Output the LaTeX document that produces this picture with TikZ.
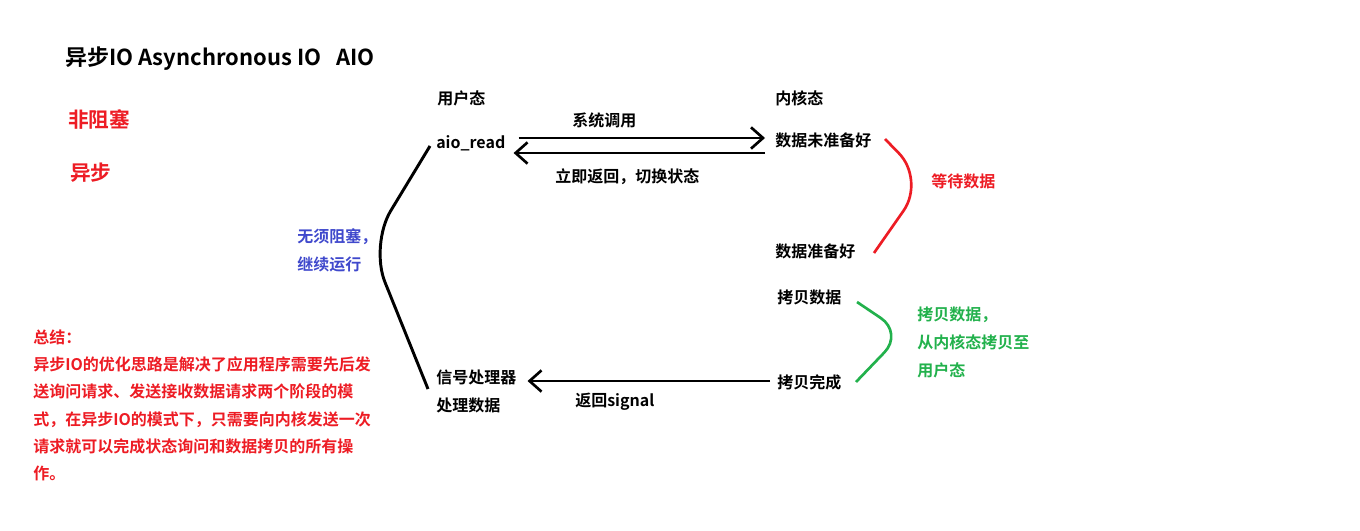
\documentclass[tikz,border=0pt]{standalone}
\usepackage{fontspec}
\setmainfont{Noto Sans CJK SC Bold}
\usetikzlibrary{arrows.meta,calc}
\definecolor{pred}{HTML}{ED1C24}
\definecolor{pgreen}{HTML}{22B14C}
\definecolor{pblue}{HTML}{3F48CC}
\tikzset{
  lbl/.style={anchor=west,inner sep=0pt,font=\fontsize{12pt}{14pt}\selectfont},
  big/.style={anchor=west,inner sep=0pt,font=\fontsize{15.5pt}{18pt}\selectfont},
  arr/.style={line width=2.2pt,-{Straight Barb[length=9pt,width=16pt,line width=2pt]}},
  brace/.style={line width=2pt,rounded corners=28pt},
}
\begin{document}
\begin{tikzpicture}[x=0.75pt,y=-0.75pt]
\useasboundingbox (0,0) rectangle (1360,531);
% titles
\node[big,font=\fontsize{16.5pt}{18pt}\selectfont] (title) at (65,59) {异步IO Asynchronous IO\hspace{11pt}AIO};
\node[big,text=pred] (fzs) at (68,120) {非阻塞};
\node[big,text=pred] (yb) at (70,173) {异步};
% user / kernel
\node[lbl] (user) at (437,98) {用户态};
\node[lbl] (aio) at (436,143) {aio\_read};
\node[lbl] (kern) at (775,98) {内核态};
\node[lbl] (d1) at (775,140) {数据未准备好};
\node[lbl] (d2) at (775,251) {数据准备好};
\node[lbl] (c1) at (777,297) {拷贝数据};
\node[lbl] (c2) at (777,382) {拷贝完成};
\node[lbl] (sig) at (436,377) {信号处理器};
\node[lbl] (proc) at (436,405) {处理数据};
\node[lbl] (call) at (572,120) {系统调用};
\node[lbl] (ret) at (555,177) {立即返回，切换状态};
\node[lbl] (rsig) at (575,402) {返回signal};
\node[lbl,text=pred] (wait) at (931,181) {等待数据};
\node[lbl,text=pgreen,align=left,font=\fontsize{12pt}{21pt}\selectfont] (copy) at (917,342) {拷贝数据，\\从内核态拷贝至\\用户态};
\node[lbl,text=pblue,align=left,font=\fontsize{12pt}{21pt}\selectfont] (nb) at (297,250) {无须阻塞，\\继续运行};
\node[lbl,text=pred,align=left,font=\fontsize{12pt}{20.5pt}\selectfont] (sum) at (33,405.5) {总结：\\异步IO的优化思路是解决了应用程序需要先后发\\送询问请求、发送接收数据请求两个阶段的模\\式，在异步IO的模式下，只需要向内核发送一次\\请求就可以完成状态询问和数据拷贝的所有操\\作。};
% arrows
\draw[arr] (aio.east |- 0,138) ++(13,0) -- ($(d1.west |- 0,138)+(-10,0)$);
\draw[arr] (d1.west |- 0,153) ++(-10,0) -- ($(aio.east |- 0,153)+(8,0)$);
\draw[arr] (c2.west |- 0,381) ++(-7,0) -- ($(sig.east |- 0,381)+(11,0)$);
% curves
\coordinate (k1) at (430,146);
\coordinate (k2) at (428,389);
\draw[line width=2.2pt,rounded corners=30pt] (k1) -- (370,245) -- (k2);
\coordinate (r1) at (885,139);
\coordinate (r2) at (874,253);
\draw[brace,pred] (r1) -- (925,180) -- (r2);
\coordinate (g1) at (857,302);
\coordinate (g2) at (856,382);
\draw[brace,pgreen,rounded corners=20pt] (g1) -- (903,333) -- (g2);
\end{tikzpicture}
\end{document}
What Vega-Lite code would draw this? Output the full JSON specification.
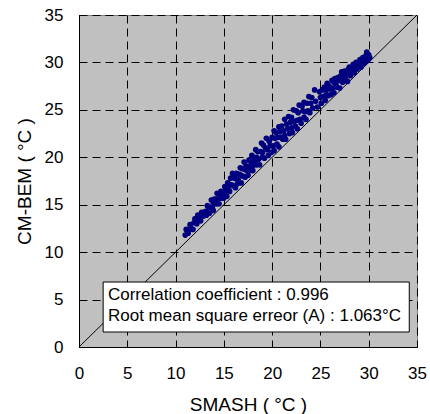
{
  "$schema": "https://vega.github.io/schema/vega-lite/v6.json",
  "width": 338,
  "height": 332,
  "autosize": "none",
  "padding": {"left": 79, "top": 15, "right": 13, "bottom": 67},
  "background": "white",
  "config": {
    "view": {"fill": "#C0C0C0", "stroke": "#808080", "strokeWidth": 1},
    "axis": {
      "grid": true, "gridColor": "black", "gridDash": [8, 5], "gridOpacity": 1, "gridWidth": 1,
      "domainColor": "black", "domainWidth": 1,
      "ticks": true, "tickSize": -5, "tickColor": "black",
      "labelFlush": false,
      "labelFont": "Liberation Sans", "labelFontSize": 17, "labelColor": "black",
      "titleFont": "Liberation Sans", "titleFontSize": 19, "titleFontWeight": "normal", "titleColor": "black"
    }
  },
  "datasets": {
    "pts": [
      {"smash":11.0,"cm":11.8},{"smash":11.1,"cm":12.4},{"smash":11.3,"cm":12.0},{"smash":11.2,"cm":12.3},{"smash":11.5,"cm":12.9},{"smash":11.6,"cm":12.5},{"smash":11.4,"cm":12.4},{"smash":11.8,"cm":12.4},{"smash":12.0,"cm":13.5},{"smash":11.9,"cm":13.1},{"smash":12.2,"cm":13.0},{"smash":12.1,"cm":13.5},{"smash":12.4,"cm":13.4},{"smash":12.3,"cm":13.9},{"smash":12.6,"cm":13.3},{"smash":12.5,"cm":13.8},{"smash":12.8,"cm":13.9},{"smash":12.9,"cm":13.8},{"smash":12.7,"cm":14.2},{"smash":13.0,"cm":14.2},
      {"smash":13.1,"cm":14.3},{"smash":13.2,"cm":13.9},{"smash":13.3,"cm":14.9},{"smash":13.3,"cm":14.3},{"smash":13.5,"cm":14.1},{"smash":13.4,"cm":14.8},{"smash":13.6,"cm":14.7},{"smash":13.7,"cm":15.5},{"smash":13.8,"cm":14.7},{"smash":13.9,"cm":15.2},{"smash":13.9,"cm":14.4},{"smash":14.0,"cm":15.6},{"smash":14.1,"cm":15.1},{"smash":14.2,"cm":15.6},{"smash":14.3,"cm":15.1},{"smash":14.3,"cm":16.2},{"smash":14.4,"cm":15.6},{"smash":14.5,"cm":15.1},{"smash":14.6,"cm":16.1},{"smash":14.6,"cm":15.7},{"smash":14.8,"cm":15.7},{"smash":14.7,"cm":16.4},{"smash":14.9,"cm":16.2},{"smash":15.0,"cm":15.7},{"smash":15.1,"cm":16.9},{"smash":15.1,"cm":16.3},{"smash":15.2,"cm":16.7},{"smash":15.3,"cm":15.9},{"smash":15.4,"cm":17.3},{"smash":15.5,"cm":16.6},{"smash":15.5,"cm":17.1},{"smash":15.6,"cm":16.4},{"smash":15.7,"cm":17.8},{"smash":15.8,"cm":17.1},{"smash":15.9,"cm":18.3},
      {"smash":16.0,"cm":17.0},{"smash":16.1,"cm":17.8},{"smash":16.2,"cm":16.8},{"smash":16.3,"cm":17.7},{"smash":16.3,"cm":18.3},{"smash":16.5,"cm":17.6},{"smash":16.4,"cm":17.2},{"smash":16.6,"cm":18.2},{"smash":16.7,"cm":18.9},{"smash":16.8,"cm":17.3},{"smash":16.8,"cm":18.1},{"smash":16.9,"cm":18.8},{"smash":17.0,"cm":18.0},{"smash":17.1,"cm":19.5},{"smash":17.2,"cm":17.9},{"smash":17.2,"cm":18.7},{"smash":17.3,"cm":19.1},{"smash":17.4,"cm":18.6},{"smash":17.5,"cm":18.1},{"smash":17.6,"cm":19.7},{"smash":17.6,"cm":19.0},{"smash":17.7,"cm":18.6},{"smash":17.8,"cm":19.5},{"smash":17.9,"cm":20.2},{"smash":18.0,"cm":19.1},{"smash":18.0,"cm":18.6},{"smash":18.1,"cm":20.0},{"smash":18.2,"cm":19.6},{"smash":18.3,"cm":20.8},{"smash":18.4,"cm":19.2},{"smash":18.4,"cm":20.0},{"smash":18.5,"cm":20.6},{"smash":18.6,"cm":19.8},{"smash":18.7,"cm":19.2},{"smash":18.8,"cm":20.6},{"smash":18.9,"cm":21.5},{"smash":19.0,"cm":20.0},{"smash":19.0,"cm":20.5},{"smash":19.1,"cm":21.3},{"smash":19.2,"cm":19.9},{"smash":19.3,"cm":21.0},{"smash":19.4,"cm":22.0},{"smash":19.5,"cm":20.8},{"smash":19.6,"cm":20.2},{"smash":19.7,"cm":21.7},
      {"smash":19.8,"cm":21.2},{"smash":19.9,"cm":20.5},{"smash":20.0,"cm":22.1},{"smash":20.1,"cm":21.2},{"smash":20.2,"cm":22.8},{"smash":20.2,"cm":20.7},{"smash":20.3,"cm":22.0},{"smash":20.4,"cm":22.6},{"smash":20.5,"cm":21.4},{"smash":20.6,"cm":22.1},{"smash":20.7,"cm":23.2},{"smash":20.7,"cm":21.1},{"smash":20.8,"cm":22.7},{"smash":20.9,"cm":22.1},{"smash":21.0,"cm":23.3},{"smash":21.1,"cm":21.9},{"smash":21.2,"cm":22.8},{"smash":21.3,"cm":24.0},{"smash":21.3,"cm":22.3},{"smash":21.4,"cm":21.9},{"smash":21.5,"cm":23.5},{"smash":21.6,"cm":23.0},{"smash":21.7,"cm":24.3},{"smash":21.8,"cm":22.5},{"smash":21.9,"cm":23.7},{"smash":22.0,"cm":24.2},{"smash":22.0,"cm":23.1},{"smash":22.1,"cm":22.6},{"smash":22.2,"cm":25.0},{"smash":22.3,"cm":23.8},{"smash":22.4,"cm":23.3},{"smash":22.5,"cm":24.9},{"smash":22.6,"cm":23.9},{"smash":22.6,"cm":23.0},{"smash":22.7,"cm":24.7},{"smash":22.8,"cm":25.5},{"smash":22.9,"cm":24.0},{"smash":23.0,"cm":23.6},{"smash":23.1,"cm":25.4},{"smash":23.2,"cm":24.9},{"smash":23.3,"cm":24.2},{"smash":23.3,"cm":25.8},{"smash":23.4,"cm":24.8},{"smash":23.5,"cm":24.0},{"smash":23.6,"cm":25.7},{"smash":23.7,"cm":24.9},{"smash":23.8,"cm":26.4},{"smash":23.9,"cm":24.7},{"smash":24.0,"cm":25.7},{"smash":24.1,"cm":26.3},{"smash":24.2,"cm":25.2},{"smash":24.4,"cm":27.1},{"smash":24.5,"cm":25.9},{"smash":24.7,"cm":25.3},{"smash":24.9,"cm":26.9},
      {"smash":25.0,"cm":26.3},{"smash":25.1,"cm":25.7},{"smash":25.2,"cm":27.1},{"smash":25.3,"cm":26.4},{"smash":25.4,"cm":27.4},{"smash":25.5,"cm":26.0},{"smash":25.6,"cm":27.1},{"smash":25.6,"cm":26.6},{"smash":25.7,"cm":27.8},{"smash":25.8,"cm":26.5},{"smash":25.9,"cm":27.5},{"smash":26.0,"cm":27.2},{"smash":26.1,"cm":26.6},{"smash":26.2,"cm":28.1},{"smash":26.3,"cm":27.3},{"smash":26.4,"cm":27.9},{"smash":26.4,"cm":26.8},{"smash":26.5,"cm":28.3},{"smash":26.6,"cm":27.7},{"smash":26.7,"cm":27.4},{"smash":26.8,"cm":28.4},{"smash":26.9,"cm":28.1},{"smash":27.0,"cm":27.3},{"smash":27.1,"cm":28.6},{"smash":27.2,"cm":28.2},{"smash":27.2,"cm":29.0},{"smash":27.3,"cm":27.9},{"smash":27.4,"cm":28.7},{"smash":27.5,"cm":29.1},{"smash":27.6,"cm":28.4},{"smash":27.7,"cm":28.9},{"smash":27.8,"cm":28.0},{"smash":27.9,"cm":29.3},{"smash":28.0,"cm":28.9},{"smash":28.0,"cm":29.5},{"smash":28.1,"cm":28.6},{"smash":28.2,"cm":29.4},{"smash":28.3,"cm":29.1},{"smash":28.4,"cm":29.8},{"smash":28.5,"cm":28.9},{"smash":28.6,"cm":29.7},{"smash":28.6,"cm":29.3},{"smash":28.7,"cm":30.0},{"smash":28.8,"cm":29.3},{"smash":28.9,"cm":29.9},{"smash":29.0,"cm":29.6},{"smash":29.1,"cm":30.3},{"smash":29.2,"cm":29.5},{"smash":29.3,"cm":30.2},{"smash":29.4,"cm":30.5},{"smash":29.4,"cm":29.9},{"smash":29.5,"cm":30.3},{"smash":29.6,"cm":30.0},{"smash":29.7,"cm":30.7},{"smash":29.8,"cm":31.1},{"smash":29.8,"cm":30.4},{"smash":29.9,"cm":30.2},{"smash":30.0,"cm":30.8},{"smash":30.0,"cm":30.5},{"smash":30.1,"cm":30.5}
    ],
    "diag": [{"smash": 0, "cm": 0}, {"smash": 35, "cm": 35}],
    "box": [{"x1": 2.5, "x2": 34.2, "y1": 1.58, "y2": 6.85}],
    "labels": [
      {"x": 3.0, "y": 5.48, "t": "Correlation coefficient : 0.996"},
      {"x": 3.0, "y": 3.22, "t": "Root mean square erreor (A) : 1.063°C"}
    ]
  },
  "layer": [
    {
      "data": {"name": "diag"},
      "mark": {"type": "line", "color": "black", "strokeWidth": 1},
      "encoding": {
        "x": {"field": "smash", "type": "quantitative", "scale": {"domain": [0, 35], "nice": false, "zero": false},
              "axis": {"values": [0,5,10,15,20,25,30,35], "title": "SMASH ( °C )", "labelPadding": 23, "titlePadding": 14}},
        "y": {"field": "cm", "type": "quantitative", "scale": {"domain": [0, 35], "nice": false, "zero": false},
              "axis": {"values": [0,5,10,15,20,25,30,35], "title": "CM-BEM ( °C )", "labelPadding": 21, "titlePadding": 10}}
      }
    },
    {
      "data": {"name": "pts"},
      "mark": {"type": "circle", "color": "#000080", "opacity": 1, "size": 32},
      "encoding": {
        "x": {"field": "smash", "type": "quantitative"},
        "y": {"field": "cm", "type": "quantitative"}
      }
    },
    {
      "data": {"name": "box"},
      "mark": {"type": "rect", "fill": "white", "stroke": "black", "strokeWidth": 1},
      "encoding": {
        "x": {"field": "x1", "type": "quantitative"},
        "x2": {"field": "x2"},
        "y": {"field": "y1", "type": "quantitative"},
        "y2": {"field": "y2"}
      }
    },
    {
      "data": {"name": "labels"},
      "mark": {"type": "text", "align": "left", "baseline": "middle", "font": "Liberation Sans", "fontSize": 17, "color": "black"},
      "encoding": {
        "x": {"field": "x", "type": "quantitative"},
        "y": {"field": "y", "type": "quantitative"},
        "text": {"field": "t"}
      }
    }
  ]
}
++++++++++
• _What you should do_: Show every line of the listing in which the string "draw" can be found.

• _Finished exercise_:
\draw[arr] (aio.east |- 0,138) ++(13,0) -- ($(d1.west |- 0,138)+(-10,0)$);
\draw[arr] (d1.west |- 0,153) ++(-10,0) -- ($(aio.east |- 0,153)+(8,0)$);
\draw[arr] (c2.west |- 0,381) ++(-7,0) -- ($(sig.east |- 0,381)+(11,0)$);
\draw[line width=2.2pt,rounded corners=30pt] (k1) -- (370,245) -- (k2);
\draw[brace,pred] (r1) -- (925,180) -- (r2);
\draw[brace,pgreen,rounded corners=20pt] (g1) -- (903,333) -- (g2);
What Vega-Lite code would draw this? Output the full JSON specification.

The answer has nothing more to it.